For those still reeling from this news, it’s important to note that Homer and Marge have split before, Christine Mai-Duc and Julie Westfall reported for the LA Times. In season 8, Homer divorced Marge because he felt she could do better, but they remarried by the end of the episode.

It was also revealed 12 seasons later that the person that officiated their marriage had not been licensed to do so, the LA Times wrote. So, technically, they were never even married, and the show continued on as though nothing was different.

Television often reflects the stereotypical family because it makes shows more relatable, which explains the unbreakable Cleaver family from the ‘50s TV show “Leave It To Beaver.”

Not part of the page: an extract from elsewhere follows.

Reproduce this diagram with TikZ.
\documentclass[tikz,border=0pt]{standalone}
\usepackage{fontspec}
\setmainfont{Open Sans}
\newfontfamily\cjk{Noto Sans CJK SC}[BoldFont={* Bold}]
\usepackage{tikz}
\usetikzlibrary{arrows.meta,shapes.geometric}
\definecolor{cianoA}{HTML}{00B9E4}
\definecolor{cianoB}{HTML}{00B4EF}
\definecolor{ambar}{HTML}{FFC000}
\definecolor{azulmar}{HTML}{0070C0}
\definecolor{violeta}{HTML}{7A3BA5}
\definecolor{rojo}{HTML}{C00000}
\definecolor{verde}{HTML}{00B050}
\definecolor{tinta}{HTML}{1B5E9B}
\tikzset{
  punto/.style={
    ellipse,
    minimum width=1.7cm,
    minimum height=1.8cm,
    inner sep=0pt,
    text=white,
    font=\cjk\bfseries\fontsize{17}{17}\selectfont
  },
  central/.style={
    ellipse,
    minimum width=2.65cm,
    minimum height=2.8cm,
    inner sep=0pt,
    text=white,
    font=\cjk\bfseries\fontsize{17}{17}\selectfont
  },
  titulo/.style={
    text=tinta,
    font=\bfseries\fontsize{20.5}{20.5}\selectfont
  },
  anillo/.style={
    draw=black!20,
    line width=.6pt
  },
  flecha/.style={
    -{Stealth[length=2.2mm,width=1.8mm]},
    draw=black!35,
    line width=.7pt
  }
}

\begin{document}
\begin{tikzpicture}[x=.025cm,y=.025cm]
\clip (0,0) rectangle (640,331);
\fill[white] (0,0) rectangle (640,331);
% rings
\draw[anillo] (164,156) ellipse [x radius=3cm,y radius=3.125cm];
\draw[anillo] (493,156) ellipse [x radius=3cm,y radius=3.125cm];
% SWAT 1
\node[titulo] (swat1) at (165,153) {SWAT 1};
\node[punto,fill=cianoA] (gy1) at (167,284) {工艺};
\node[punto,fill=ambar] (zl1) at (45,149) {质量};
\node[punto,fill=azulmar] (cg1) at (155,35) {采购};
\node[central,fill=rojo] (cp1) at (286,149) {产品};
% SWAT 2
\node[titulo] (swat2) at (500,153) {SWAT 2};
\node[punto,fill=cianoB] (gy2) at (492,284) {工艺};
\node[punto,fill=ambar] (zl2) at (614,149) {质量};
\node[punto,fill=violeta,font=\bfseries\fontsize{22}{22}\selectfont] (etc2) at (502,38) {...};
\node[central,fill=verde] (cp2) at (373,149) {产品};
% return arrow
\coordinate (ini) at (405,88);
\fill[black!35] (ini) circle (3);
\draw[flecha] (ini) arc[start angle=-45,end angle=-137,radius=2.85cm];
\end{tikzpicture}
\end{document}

But divorce has become more common in television shows in recent years. It seems that every major sitcom has at least one minor character with a struggling marriage or that has already been through divorce, as is the case with Louis C.K. from “Louie” and Don Draper from “Mad Men.”

Yet the divorce rate is actually falling in America, despite the popular misconception that half of marriages end in divorce — and the numbers are looking good.

The divorce rate hit its peak in the ‘70s and ‘80s and has been falling ever since, Claire Cain Miller reported for The New York Times.

If the divorce rate continues to fall at its current rate, two-thirds of marriages will not end in divorce, Miller wrote.

“There are many reasons for the drop in divorce, including later marriages, birth control and the rise of so-called love marriages,” Miller reported. “These same forces have helped reduce the divorce rate in parts of Europe, too. Much of the trend has to do with changing gender roles — whom the feminist revolution helped and whom it left behind.”

And for fans of “The Simpsons,” there is always hope that Marge and Homer will get back together. They will just have to wait until the season premiere in September of 2016 to find out.So don’t worry. Love may not be completely dead yet, as Mashable worried.